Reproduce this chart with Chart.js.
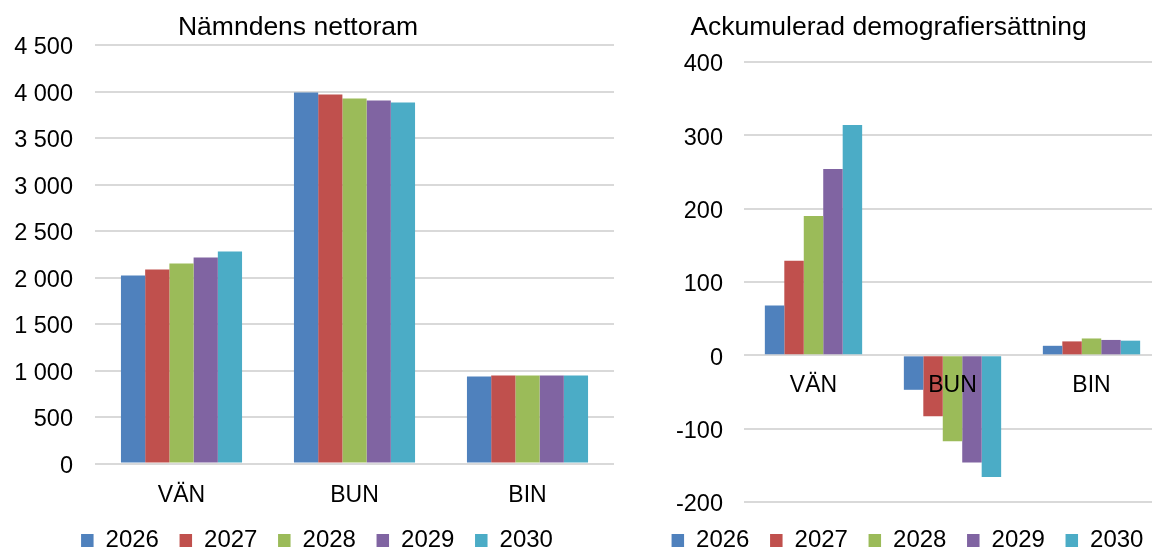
<!DOCTYPE html>
<html lang="sv">

<head>
    <meta charset="utf-8">
    <title>Nettoram och demografiersättning</title>
    <script src="https://cdn.jsdelivr.net/npm/chart.js"></script>
    <style>
        body { margin: 0; background: #fff; overflow: hidden; }
        .box { position: absolute; top: 0; height: 550px; overflow: hidden; }
        #vanster { left: 0; width: 614px; }
        #hoger { left: 614px; width: 538px; }
    </style>
</head>

<body>

    <div class="box" id="vanster"><canvas id="nettoram" width="614" height="550"></canvas></div>
    <!-- diagrammet till höger är lite bredare än rutan, precis som i originalet -->
    <div class="box" id="hoger"><canvas id="demografi" width="547" height="550"></canvas></div>

    <script>
        const namnder = ['VÄN', 'BUN', 'BIN'];
        const ar = ['2026', '2027', '2028', '2029', '2030'];
        const farger = ['#4F81BD', '#C0504D', '#9BBB59', '#8064A2', '#4BACC6'];

        // Nämndens nettoram, en rad per år (VÄN, BUN, BIN)
        const netto2026 = [2022, 3990, 935];
        const netto2027 = [2086, 3968, 945];
        const netto2028 = [2150, 3925, 945];
        const netto2029 = [2215, 3903, 945];
        const netto2030 = [2280, 3882, 945];

        // Ackumulerad demografiersättning
        const demo2026 = [68, -47, 13];
        const demo2027 = [129, -83, 19];
        const demo2028 = [190, -117, 23];
        const demo2029 = [254, -146, 21];
        const demo2030 = [314, -166, 20];

        const nettoTicks = ['0', '500', '1 000', '1 500', '2 000', '2 500', '3 000', '3 500', '4 000', '4 500'];
        const demoTicks = ['-200', '-100', '0', '100', '200', '300', '400'];

        const typsnitt = "'Liberation Sans', Arial, sans-serif";

        // flyttar titel och förklaring lite i sidled/höjdled
        const knuff = {
            id: 'knuff',
            afterLayout(chart, args, opts) {
                const l = chart.legend;
                const t = chart.titleBlock;
                l.left += opts.legendX; l.right += opts.legendX;
                l.top += opts.legendY; l.bottom += opts.legendY;
                t.left += opts.titleX; t.right += opts.titleX;
            }
        };

        function dataset(serier) {
            return serier.map(function (v, i) {
                return {
                    label: ar[i],
                    data: v,
                    backgroundColor: farger[i],
                    borderWidth: 0,
                    categoryPercentage: 0.7,
                    barPercentage: 1.0
                };
            });
        }

        function gemensamt(titel, titelBotten, knuffOpts, padding) {
            return {
                responsive: false,
                animation: false,
                layout: { padding: padding },
                plugins: {
                    title: {
                        display: true,
                        text: titel,
                        color: '#000',
                        font: { family: typsnitt, size: 26.5, weight: 'normal' },
                        padding: { top: 12, bottom: titelBotten }
                    },
                    legend: {
                        position: 'bottom',
                        labels: {
                            color: '#000',
                            boxWidth: 12.5,
                            boxHeight: 13,
                            padding: 20.6,
                            font: { family: typsnitt, size: 24 }
                        }
                    },
                    tooltip: { enabled: false },
                    knuff: knuffOpts
                }
            };
        }

        const config1 = {
            type: 'bar',
            data: {
                labels: namnder,
                datasets: dataset([netto2026, netto2027, netto2028, netto2029, netto2030])
            },
            options: gemensamt('Nämndens nettoram', 1.2, { legendX: 10, legendY: 0, titleX: -9 }, { bottom: -12.5 }),
            plugins: [knuff]
        };
        config1.options.scales = {
            x: {
                grid: { display: false },
                border: { display: false },
                ticks: { color: '#000', padding: 10, font: { family: typsnitt, size: 23 } },
                afterFit: function (scale) { scale.height = 44.4; }
            },
            y: {
                min: 0,
                max: 4500,
                grid: { color: '#d9d9d9', lineWidth: 2, drawTicks: false },
                border: { display: false },
                ticks: {
                    stepSize: 500,
                    color: '#000',
                    padding: 22,
                    labelOffset: 3,
                    font: { family: typsnitt, size: 23.5 },
                    callback: function (value, index) { return nettoTicks[index]; }
                },
                afterFit: function (scale) { scale.width = 95; }
            }
        };

        const config2 = {
            type: 'bar',
            data: {
                labels: namnder,
                datasets: dataset([demo2026, demo2027, demo2028, demo2029, demo2030])
            },
            options: gemensamt('Ackumulerad demografiersättning', 18.2, { legendX: 20, legendY: 5.9, titleX: 1 }, { bottom: -6.6 }),
            plugins: [knuff]
        };
        config2.options.scales = {
            x: {
                position: { y: 0 },
                grid: { display: false },
                border: { display: false },
                ticks: { z: 1, color: '#000', padding: 8.5, font: { family: typsnitt, size: 23 } }
            },
            y: {
                min: -200,
                max: 400,
                grid: { color: '#d9d9d9', lineWidth: 2, drawTicks: false },
                border: { display: false },
                ticks: {
                    stepSize: 100,
                    color: '#000',
                    padding: 21,
                    labelOffset: 3,
                    font: { family: typsnitt, size: 23.5 },
                    callback: function (value, index) { return demoTicks[index]; }
                },
                afterFit: function (scale) { scale.width = 130; }
            }
        };

        new Chart(document.getElementById('nettoram'), config1);
        new Chart(document.getElementById('demografi'), config2);
    </script>

</body>

</html>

● Direction: Reproduce the whole listing above word for word, but not its pictures.

● Worked answer:
Reproduce this chart with Chart.js.
<!DOCTYPE html>
<html lang="sv">

<head>
    <meta charset="utf-8">
    <title>Nettoram och demografiersättning</title>
    <script src="https://cdn.jsdelivr.net/npm/chart.js"></script>
    <style>
        body { margin: 0; background: #fff; overflow: hidden; }
        .box { position: absolute; top: 0; height: 550px; overflow: hidden; }
        #vanster { left: 0; width: 614px; }
        #hoger { left: 614px; width: 538px; }
    </style>
</head>

<body>

    <div class="box" id="vanster"><canvas id="nettoram" width="614" height="550"></canvas></div>
    <!-- diagrammet till höger är lite bredare än rutan, precis som i originalet -->
    <div class="box" id="hoger"><canvas id="demografi" width="547" height="550"></canvas></div>

    <script>
        const namnder = ['VÄN', 'BUN', 'BIN'];
        const ar = ['2026', '2027', '2028', '2029', '2030'];
        const farger = ['#4F81BD', '#C0504D', '#9BBB59', '#8064A2', '#4BACC6'];

        // Nämndens nettoram, en rad per år (VÄN, BUN, BIN)
        const netto2026 = [2022, 3990, 935];
        const netto2027 = [2086, 3968, 945];
        const netto2028 = [2150, 3925, 945];
        const netto2029 = [2215, 3903, 945];
        const netto2030 = [2280, 3882, 945];

        // Ackumulerad demografiersättning
        const demo2026 = [68, -47, 13];
        const demo2027 = [129, -83, 19];
        const demo2028 = [190, -117, 23];
        const demo2029 = [254, -146, 21];
        const demo2030 = [314, -166, 20];

        const nettoTicks = ['0', '500', '1 000', '1 500', '2 000', '2 500', '3 000', '3 500', '4 000', '4 500'];
        const demoTicks = ['-200', '-100', '0', '100', '200', '300', '400'];

        const typsnitt = "'Liberation Sans', Arial, sans-serif";

        // flyttar titel och förklaring lite i sidled/höjdled
        const knuff = {
            id: 'knuff',
            afterLayout(chart, args, opts) {
                const l = chart.legend;
                const t = chart.titleBlock;
                l.left += opts.legendX; l.right += opts.legendX;
                l.top += opts.legendY; l.bottom += opts.legendY;
                t.left += opts.titleX; t.right += opts.titleX;
            }
        };

        function dataset(serier) {
            return serier.map(function (v, i) {
                return {
                    label: ar[i],
                    data: v,
                    backgroundColor: farger[i],
                    borderWidth: 0,
                    categoryPercentage: 0.7,
                    barPercentage: 1.0
                };
            });
        }

        function gemensamt(titel, titelBotten, knuffOpts, padding) {
            return {
                responsive: false,
                animation: false,
                layout: { padding: padding },
                plugins: {
                    title: {
                        display: true,
                        text: titel,
                        color: '#000',
                        font: { family: typsnitt, size: 26.5, weight: 'normal' },
                        padding: { top: 12, bottom: titelBotten }
                    },
                    legend: {
                        position: 'bottom',
                        labels: {
                            color: '#000',
                            boxWidth: 12.5,
                            boxHeight: 13,
                            padding: 20.6,
                            font: { family: typsnitt, size: 24 }
                        }
                    },
                    tooltip: { enabled: false },
                    knuff: knuffOpts
                }
            };
        }

        const config1 = {
            type: 'bar',
            data: {
                labels: namnder,
                datasets: dataset([netto2026, netto2027, netto2028, netto2029, netto2030])
            },
            options: gemensamt('Nämndens nettoram', 1.2, { legendX: 10, legendY: 0, titleX: -9 }, { bottom: -12.5 }),
            plugins: [knuff]
        };
        config1.options.scales = {
            x: {
                grid: { display: false },
                border: { display: false },
                ticks: { color: '#000', padding: 10, font: { family: typsnitt, size: 23 } },
                afterFit: function (scale) { scale.height = 44.4; }
            },
            y: {
                min: 0,
                max: 4500,
                grid: { color: '#d9d9d9', lineWidth: 2, drawTicks: false },
                border: { display: false },
                ticks: {
                    stepSize: 500,
                    color: '#000',
                    padding: 22,
                    labelOffset: 3,
                    font: { family: typsnitt, size: 23.5 },
                    callback: function (value, index) { return nettoTicks[index]; }
                },
                afterFit: function (scale) { scale.width = 95; }
            }
        };

        const config2 = {
            type: 'bar',
            data: {
                labels: namnder,
                datasets: dataset([demo2026, demo2027, demo2028, demo2029, demo2030])
            },
            options: gemensamt('Ackumulerad demografiersättning', 18.2, { legendX: 20, legendY: 5.9, titleX: 1 }, { bottom: -6.6 }),
            plugins: [knuff]
        };
        config2.options.scales = {
            x: {
                position: { y: 0 },
                grid: { display: false },
                border: { display: false },
                ticks: { z: 1, color: '#000', padding: 8.5, font: { family: typsnitt, size: 23 } }
            },
            y: {
                min: -200,
                max: 400,
                grid: { color: '#d9d9d9', lineWidth: 2, drawTicks: false },
                border: { display: false },
                ticks: {
                    stepSize: 100,
                    color: '#000',
                    padding: 21,
                    labelOffset: 3,
                    font: { family: typsnitt, size: 23.5 },
                    callback: function (value, index) { return demoTicks[index]; }
                },
                afterFit: function (scale) { scale.width = 130; }
            }
        };

        new Chart(document.getElementById('nettoram'), config1);
        new Chart(document.getElementById('demografi'), config2);
    </script>

</body>

</html>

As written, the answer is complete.